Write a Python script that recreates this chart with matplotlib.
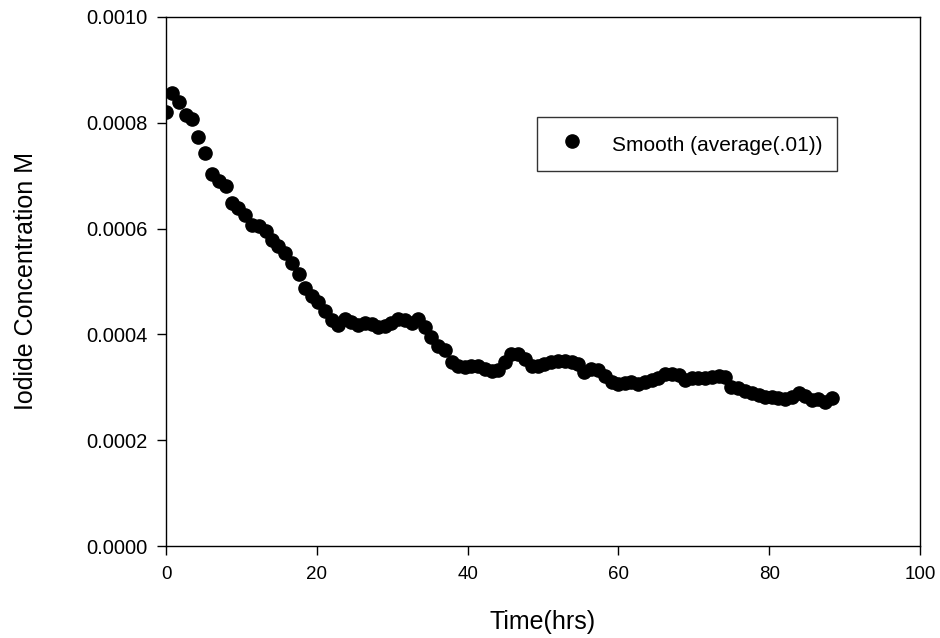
import matplotlib

matplotlib.use("Agg")

import matplotlib.pyplot as plt

plt.rcParams["font.family"] = ["Liberation Sans", "DejaVu Sans"]

time_hrs = [
    0.0, 0.8, 1.7, 2.6, 3.5, 4.3, 5.2, 6.1, 7.0, 7.9,
    8.8, 9.6, 10.5, 11.4, 12.3, 13.2, 14.0, 14.9, 15.8, 16.7,
    17.6, 18.4, 19.3, 20.2, 21.1, 22.0, 22.8, 23.7, 24.6, 25.5,
    26.4, 27.3, 28.1, 29.0, 29.9, 30.8, 31.7, 32.6, 33.4, 34.3,
    35.2, 36.1, 37.0, 37.9, 38.7, 39.6, 40.5, 41.4, 42.3, 43.2,
    44.0, 44.9, 45.8, 46.7, 47.6, 48.5, 49.3, 50.2, 51.1, 52.0,
    52.9, 53.8, 54.7, 55.5, 56.4, 57.3, 58.2, 59.1, 60.0, 60.9,
    61.7, 62.6, 63.5, 64.4, 65.3, 66.2, 67.1, 68.0, 68.8, 69.7,
    70.6, 71.5, 72.4, 73.3, 74.2, 75.0, 75.9, 76.8, 77.7, 78.6,
    79.5, 80.4, 81.2, 82.1, 83.0, 83.9, 84.8, 85.7, 86.5, 87.4,
    88.3,
]
iodide_m = [
    0.000820, 0.000856, 0.000840, 0.000815, 0.000807, 0.000773, 0.000743, 0.000703, 0.000690, 0.000680,
    0.000648, 0.000639, 0.000626, 0.000607, 0.000605, 0.000595, 0.000578, 0.000567, 0.000554, 0.000535,
    0.000514, 0.000488, 0.000473, 0.000461, 0.000444, 0.000427, 0.000418, 0.000429, 0.000423, 0.000418,
    0.000422, 0.000420, 0.000414, 0.000416, 0.000422, 0.000429, 0.000427, 0.000422, 0.000429, 0.000414,
    0.000395, 0.000378, 0.000371, 0.000348, 0.000340, 0.000338, 0.000340, 0.000340, 0.000335, 0.000331,
    0.000333, 0.000348, 0.000363, 0.000363, 0.000353, 0.000340, 0.000340, 0.000344, 0.000348, 0.000350,
    0.000350, 0.000348, 0.000344, 0.000329, 0.000335, 0.000333, 0.000321, 0.000310, 0.000306, 0.000308,
    0.000310, 0.000306, 0.000310, 0.000314, 0.000318, 0.000325, 0.000325, 0.000323, 0.000314, 0.000318,
    0.000318, 0.000318, 0.000320, 0.000321, 0.000320, 0.000301, 0.000299, 0.000293, 0.000289, 0.000285,
    0.000282, 0.000282, 0.000280, 0.000278, 0.000282, 0.000289, 0.000284, 0.000276, 0.000278, 0.000272,
    0.000280,
]

x_ticks = [0, 20, 40, 60, 80, 100]
y_ticks = [0.0, 0.0002, 0.0004, 0.0006, 0.0008, 0.0010]

fig = plt.figure(figsize=(9.4, 6.38), dpi=100)
ax = fig.add_axes([0.1766, 0.1442, 0.8021, 0.8292])

ax.plot(time_hrs, iodide_m, linestyle="none", marker="o", markersize=9.5,
        color="black", label="Smooth (average(.01))")

ax.set_xlim(0, 100)
ax.set_ylim(0, 0.001)
ax.set_xticks(x_ticks)
ax.set_yticks(y_ticks)
ax.set_yticklabels([f"{v:.4f}" for v in y_ticks])
ax.tick_params(direction="out", length=6.5, width=1)
ax.tick_params(axis="x", labelsize=13.5, pad=8)
ax.tick_params(axis="y", labelsize=14.5, pad=7)
for spine in ax.spines.values():
    spine.set_linewidth(1)

ax.set_xlabel("Time(hrs)", fontsize=18)
ax.xaxis.set_label_coords(0.5, -0.121)
ax.set_ylabel("Iodide Concentration M", fontsize=18)
ax.yaxis.set_label_coords(-0.17, 0.5)

leg = ax.legend(loc="upper left", bbox_to_anchor=(0.492, 0.811), fontsize=15,
                frameon=True, fancybox=False, edgecolor="black",
                borderpad=0.7, handletextpad=0.9, handleheight=1.45,
                borderaxespad=0)
leg.get_frame().set_linewidth(1)

fig.savefig("out.png", dpi=100)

★ ★ ★

GIVEN EXERCISE —
Leave the pictures out and reproduce exactly the lines from the top of the listing above through the line with "y_ticks = [0.0, 0.0002, 0.0004, 0.0006, 0.0008, 0.0010]".

COMPLETE RESPONSE —
Write a Python script that recreates this chart with matplotlib.
import matplotlib

matplotlib.use("Agg")

import matplotlib.pyplot as plt

plt.rcParams["font.family"] = ["Liberation Sans", "DejaVu Sans"]

time_hrs = [
    0.0, 0.8, 1.7, 2.6, 3.5, 4.3, 5.2, 6.1, 7.0, 7.9,
    8.8, 9.6, 10.5, 11.4, 12.3, 13.2, 14.0, 14.9, 15.8, 16.7,
    17.6, 18.4, 19.3, 20.2, 21.1, 22.0, 22.8, 23.7, 24.6, 25.5,
    26.4, 27.3, 28.1, 29.0, 29.9, 30.8, 31.7, 32.6, 33.4, 34.3,
    35.2, 36.1, 37.0, 37.9, 38.7, 39.6, 40.5, 41.4, 42.3, 43.2,
    44.0, 44.9, 45.8, 46.7, 47.6, 48.5, 49.3, 50.2, 51.1, 52.0,
    52.9, 53.8, 54.7, 55.5, 56.4, 57.3, 58.2, 59.1, 60.0, 60.9,
    61.7, 62.6, 63.5, 64.4, 65.3, 66.2, 67.1, 68.0, 68.8, 69.7,
    70.6, 71.5, 72.4, 73.3, 74.2, 75.0, 75.9, 76.8, 77.7, 78.6,
    79.5, 80.4, 81.2, 82.1, 83.0, 83.9, 84.8, 85.7, 86.5, 87.4,
    88.3,
]
iodide_m = [
    0.000820, 0.000856, 0.000840, 0.000815, 0.000807, 0.000773, 0.000743, 0.000703, 0.000690, 0.000680,
    0.000648, 0.000639, 0.000626, 0.000607, 0.000605, 0.000595, 0.000578, 0.000567, 0.000554, 0.000535,
    0.000514, 0.000488, 0.000473, 0.000461, 0.000444, 0.000427, 0.000418, 0.000429, 0.000423, 0.000418,
    0.000422, 0.000420, 0.000414, 0.000416, 0.000422, 0.000429, 0.000427, 0.000422, 0.000429, 0.000414,
    0.000395, 0.000378, 0.000371, 0.000348, 0.000340, 0.000338, 0.000340, 0.000340, 0.000335, 0.000331,
    0.000333, 0.000348, 0.000363, 0.000363, 0.000353, 0.000340, 0.000340, 0.000344, 0.000348, 0.000350,
    0.000350, 0.000348, 0.000344, 0.000329, 0.000335, 0.000333, 0.000321, 0.000310, 0.000306, 0.000308,
    0.000310, 0.000306, 0.000310, 0.000314, 0.000318, 0.000325, 0.000325, 0.000323, 0.000314, 0.000318,
    0.000318, 0.000318, 0.000320, 0.000321, 0.000320, 0.000301, 0.000299, 0.000293, 0.000289, 0.000285,
    0.000282, 0.000282, 0.000280, 0.000278, 0.000282, 0.000289, 0.000284, 0.000276, 0.000278, 0.000272,
    0.000280,
]

x_ticks = [0, 20, 40, 60, 80, 100]
y_ticks = [0.0, 0.0002, 0.0004, 0.0006, 0.0008, 0.0010]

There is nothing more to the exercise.